Now if someone is here on a refugee or PR visa, I don't have a problem helping them with food and cost of living.

Also, threatening someone is never the right way to go about discussing policy.

[–] [email protected] 5 points 7 months ago

It is pretty odd that people who don’t have family support nearby aren’t required to have a food plan but many universities require it for first year students/people living on residences

[–] [email protected] 8 points 7 months ago

Its somewhat to make money. But it also forgoes the cost of caring for and raising children. Canada likes it when people arrive with the cost of the first 18-30 years of life already paid by another community. Then we benefit from and exploit that. Often wasting advanced education as people enter the job market vastly overqualified for where they end up. (A situation which is often misrepresented to people considering a move here.)

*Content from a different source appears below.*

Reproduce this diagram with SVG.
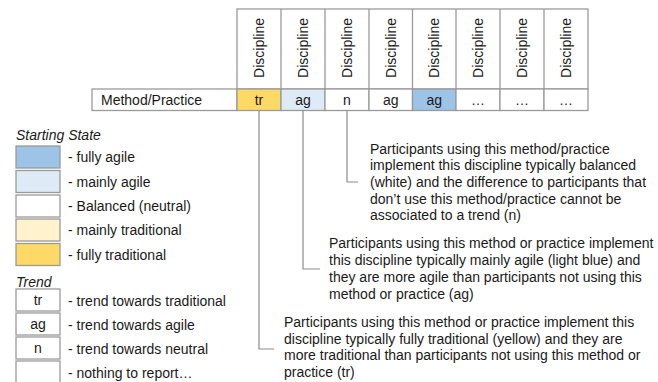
<svg xmlns="http://www.w3.org/2000/svg" width="658" height="382" viewBox="0 0 658 382">
<style>
text{font-family:"Liberation Sans",Arial,sans-serif;font-size:14px;fill:#1a1a1a}
.c{stroke:#9a9a9a;stroke-width:1.3}
.t{text-anchor:middle}
.i{font-style:italic}
.conn{fill:none;stroke:#8c8c8c;stroke-width:1.2}
.fa{fill:#9dc3e6}.ma{fill:#deeaf6}.w{fill:#fff}.mt{fill:#fff2cc}.ft{fill:#ffd966}
</style>
<rect width="658" height="382" fill="#fff"/>
<g id="header">
<rect class="c w" x="237" y="9" width="351" height="80"/>
<g class="c"><line x1="281" y1="9" x2="281" y2="89"/><line x1="325" y1="9" x2="325" y2="89"/><line x1="369" y1="9" x2="369" y2="89"/><line x1="412.5" y1="9" x2="412.5" y2="89"/><line x1="456" y1="9" x2="456" y2="89"/><line x1="500" y1="9" x2="500" y2="89"/><line x1="544" y1="9" x2="544" y2="89"/></g>
<g class="t">
<text transform="translate(264,48) rotate(-90)">Discipline</text>
<text transform="translate(308,48) rotate(-90)">Discipline</text>
<text transform="translate(352,48) rotate(-90)">Discipline</text>
<text transform="translate(395.7,48) rotate(-90)">Discipline</text>
<text transform="translate(439.3,48) rotate(-90)">Discipline</text>
<text transform="translate(483,48) rotate(-90)">Discipline</text>
<text transform="translate(527,48) rotate(-90)">Discipline</text>
<text transform="translate(571,48) rotate(-90)">Discipline</text>
</g>
</g>
<g id="row">
<rect class="c w" x="92" y="89" width="145" height="21.5"/>
<text x="101" y="105">Method/Practice</text>
<rect class="c ft" x="237" y="89" width="44" height="21.5"/>
<rect class="c ma" x="281" y="89" width="44" height="21.5"/>
<rect class="c w" x="325" y="89" width="44" height="21.5"/>
<rect class="c w" x="369" y="89" width="43.5" height="21.5"/>
<rect class="c fa" x="412.5" y="89" width="43.5" height="21.5"/>
<rect class="c w" x="456" y="89" width="44" height="21.5"/>
<rect class="c w" x="500" y="89" width="44" height="21.5"/>
<rect class="c w" x="544" y="89" width="44" height="21.5"/>
<g class="t">
<text x="259" y="105">tr</text><text x="303" y="105">ag</text><text x="347" y="105">n</text><text x="390.7" y="105">ag</text><text x="434.3" y="105">ag</text><text x="478" y="105">…</text><text x="522" y="105">…</text><text x="566" y="105">…</text>
</g>
</g>
<g id="connectors">
<polyline class="conn" points="259,110.5 259,349 274,349"/>
<polyline class="conn" points="303,110.5 303,269 320,269"/>
<polyline class="conn" points="347,110.5 347,182 358,182"/>
</g>
<g id="note-n">
<text x="370" y="153.5">Participants using this method/practice</text>
<text x="370" y="170">implement this discipline typically balanced</text>
<text x="370" y="187">(white) and the difference to participants that</text>
<text x="370" y="203.5">don’t use this method/practice cannot be</text>
<text x="370" y="220">associated to a trend (n)</text>
</g>
<g id="note-ag">
<text x="329" y="248">Participants using this method or practice implement</text>
<text x="329" y="265">this discipline typically mainly agile (light blue) and</text>
<text x="329" y="282">they are more agile than participants not using this</text>
<text x="329" y="298.5">method or practice (ag)</text>
</g>
<g id="note-tr">
<text x="284" y="327">Participants using this method or practice implement this</text>
<text x="284" y="343.5">discipline typically fully traditional (yellow) and they are</text>
<text x="284" y="360">more traditional than participants not using this method or</text>
<text x="284" y="376.5">practice (tr)</text>
</g>
<g id="legend-state">
<text class="i" x="16" y="140">Starting State</text>
<rect class="c fa" x="16" y="146" width="44" height="22"/>
<rect class="c ma" x="16" y="170.5" width="44" height="22"/>
<rect class="c w" x="16" y="195" width="44" height="22"/>
<rect class="c mt" x="16" y="219" width="44" height="22"/>
<rect class="c ft" x="16" y="243.5" width="44" height="22"/>
<text x="68" y="162">- fully agile</text>
<text x="68" y="186.5">- mainly agile</text>
<text x="68" y="211">- Balanced (neutral)</text>
<text x="68" y="235">- mainly traditional</text>
<text x="68" y="259.5">- fully traditional</text>
</g>
<g id="legend-trend">
<text class="i" x="16" y="286.5">Trend</text>
<rect class="c w" x="16" y="289" width="44" height="22"/>
<rect class="c w" x="16" y="313" width="44" height="22"/>
<rect class="c w" x="16" y="337" width="44" height="22"/>
<rect class="c w" x="16" y="361" width="44" height="22"/>
<g class="t"><text x="38" y="305">tr</text><text x="38" y="329">ag</text><text x="38" y="353">n</text></g>
<text x="68" y="306">- trend towards traditional</text>
<text x="68" y="330">- trend towards agile</text>
<text x="68" y="354">- trend towards neutral</text>
<text x="68" y="378">- nothing to report…</text>
</g>
</svg>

As it stands, running universities and many other industries would be impossible without doing this massive brain drain on other communities. Because it would entail having a less shitty public education and social support system.

I am happy for immigrants to come here. I just find the parasitism of Canadian public policy really gross.

[–] [email protected] 25 points 7 months ago (1 children)

The whole point of exporting education is to make money for Canada

Hey look! I found it! It's the whole motherfucking problem!

This is treating both education and people as commodities. Maybe we shouldn't be thinking this way.

At all.

Ever.

[–] [email protected] 0 points 7 months ago (1 children)

Without economic growth and technology advancement, our quality of life would be mud huts and berries.

I agree that we don't have the balance quite right but overall the system has worked.

[–] [email protected] 4 points 7 months ago

It used to work, and has worked, off and on, when we get the balance right. You're quite correct about that.

The problem is that the people who benefit from an unbalanced system aren't the people who are hurt by it. That means the system isn't self-balancing until it's so out of whack that the rich are getting whacked.